Spiritual Seeker vs. Spiritual Practitioner: A Call for Authenticity
In the modern world, many identify as spiritual seekers. They read sacred texts, attend teachings, and speak of awakening, love, and truth. Yet the depth of spiritual transformation does not lie in seeking alone—it lies in consistent, courageous practice.
It is possible to be a devoted seeker and still harbor deep fear, resentment, pride, and attachment. It is even possible to nurture disrespect for one’s own teachers—those who represent the very wisdom one claims to revere. When this happens, there is a fundamental misunderstanding at play. One has confused spirituality with religion, and practice with identity.
The Danger of Identity-Based Religion
When a person identifies with a religion rather than embodying its truth, they wear their spiritual path like a badge, not a mirror. They conflate knowing doctrines with knowing reality. This creates an ego that is harder to detect—the spiritual ego. Cloaked in conviction, this ego believes it already knows the truth. And when one believes they already know, they stop looking. They stop seeing. They stop transforming.
In this condition, spirituality becomes a performance:
- Reciting mantras, but not softening the heart.
- Attending retreats but avoiding inner honesty.
- Speaking of the Dharma but living from fear and control.
This ego may also protect itself by judging others harshly, rationalizing anger, or rejecting the guidance of genuine teachers. To maintain its false sense of authority, it must feel superior. The tragedy is that this path, once meant to free the heart, becomes another prison.
The Role of a True Teacher
A qualified teacher is not merely a figure of authority. In Vajrayāna and Mikkyō Jōdo traditions, the teacher represents a direct link to awakened awareness itself. To disrespect a genuine teacher due to personal reactivity is to turn away from the light one claims to seek.
Such rejection often masks an unwillingness to surrender, to be corrected, or to let go of cherished self-images. When the teacher mirrors the ego’s illusions, the ego rebels. It may even masquerade as “righteous discernment” to avoid humility.
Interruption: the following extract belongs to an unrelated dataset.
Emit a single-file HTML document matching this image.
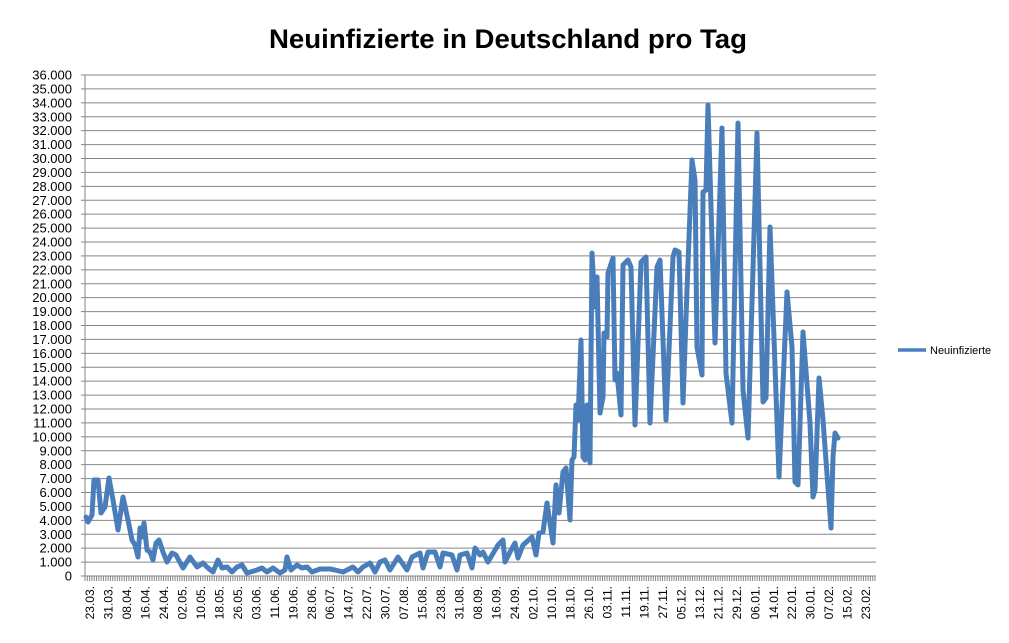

But the essence of the teacher-student relationship is not control. It is mutual participation in truth. One leads, one follows—for a time—until the truth becomes fully embodied.
What Is True Spiritual Practice?
Spiritual practice is not about image or knowledge. It is about internal revolution:
- Facing one’s fears without running.
- Meeting anger and not believing its story.
- Not clinging to views, even “spiritual” ones.
- Living with reverence and gratitude for guidance.
- Surrendering to the death of the ego, again and again.
As Zen master Dōgen said:
To study the Buddha Way is to study the self. To study the self is to forget the self. To forget the self is to be actualized by all things.
This is not about adopting a new identity. It is about shedding every identity, especially the spiritual one.
Religion Is the Raft, Not the Shore
All teachings—Buddhism, Pure Land, Vajrayāna, Mikkyō, Zen—are upāya, skillful means. They are meant to liberate, not to entrench. They are meant to be practiced, not worn as armor.
One who confuses religion for realization builds a fortress of belief and hides inside it. One who practices sincerely tears that fortress down, brick by brick.
The Courage to Die Before Dying
To be a real practitioner means to let go of the illusion of control, of status, of being “right.” It means to bow—not to a personality, but to the truth reflected in the teacher, the practice, and every challenge along the path.
Such a path is not easy, but it is real. It does not always feel good, but it frees the heart. Until a seeker becomes a practitioner, their journey will circle endlessly around the self.
But once one dares to let go—then seeking ends. And seeing begins.